Book Review:  4 out of 5 star rating

Vincent, Sam, Sylvie and Jules are at the height of their profession.  They have worked hard and their ambition knows no bounds.  They have received an email telling them that they are to meet for an escape room test.  They get into the elevator hoping that this won’t take long and they can get back to their busy lives.  But the elevator stops, the doors won’t open and the lights go out.  That’s when they realize that this isn’t a game and they’ll have all they do to survive. But these four people have always been dangerously competitive and the stress and fears from their confinement are soon combustible.

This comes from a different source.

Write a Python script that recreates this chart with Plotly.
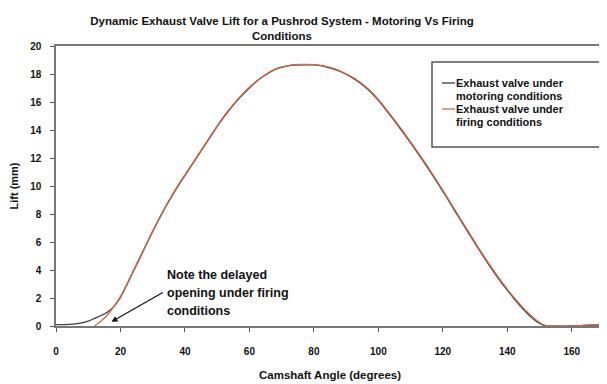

This was a fun, fast read.  Although some of the plot didn’t come as a surprise to me and the book didn’t get my heart racing, I enjoyed the story.  It was like watching a train heading for a wreck – you knew there was going to be a blow up scene and you couldn’t look away.  The author does a very good job of bringing her characters to life and slowly building the plot.  The only likeable characters were Sara and Lucy but it’s fun having Vincent, Sam, Sylvie and Jules to despise.  And such an excellent moral lesson is in this book.  Watching these people claw their way to the top with the only goal being to make more and more money was sickening.  They worked so many hours, they never had a chance to enjoy what they were earning.  Completely crazy but the author ensures that her characterizations are believable.  She takes great care to show how these people got to where they are. The scenes in the stuck elevator are the best parts and the author has great fun getting these four ruthless people to turn against each other even more as their suspicions and distrust grow.

Recommended.

This book was given to me by the publisher in return for an honest review.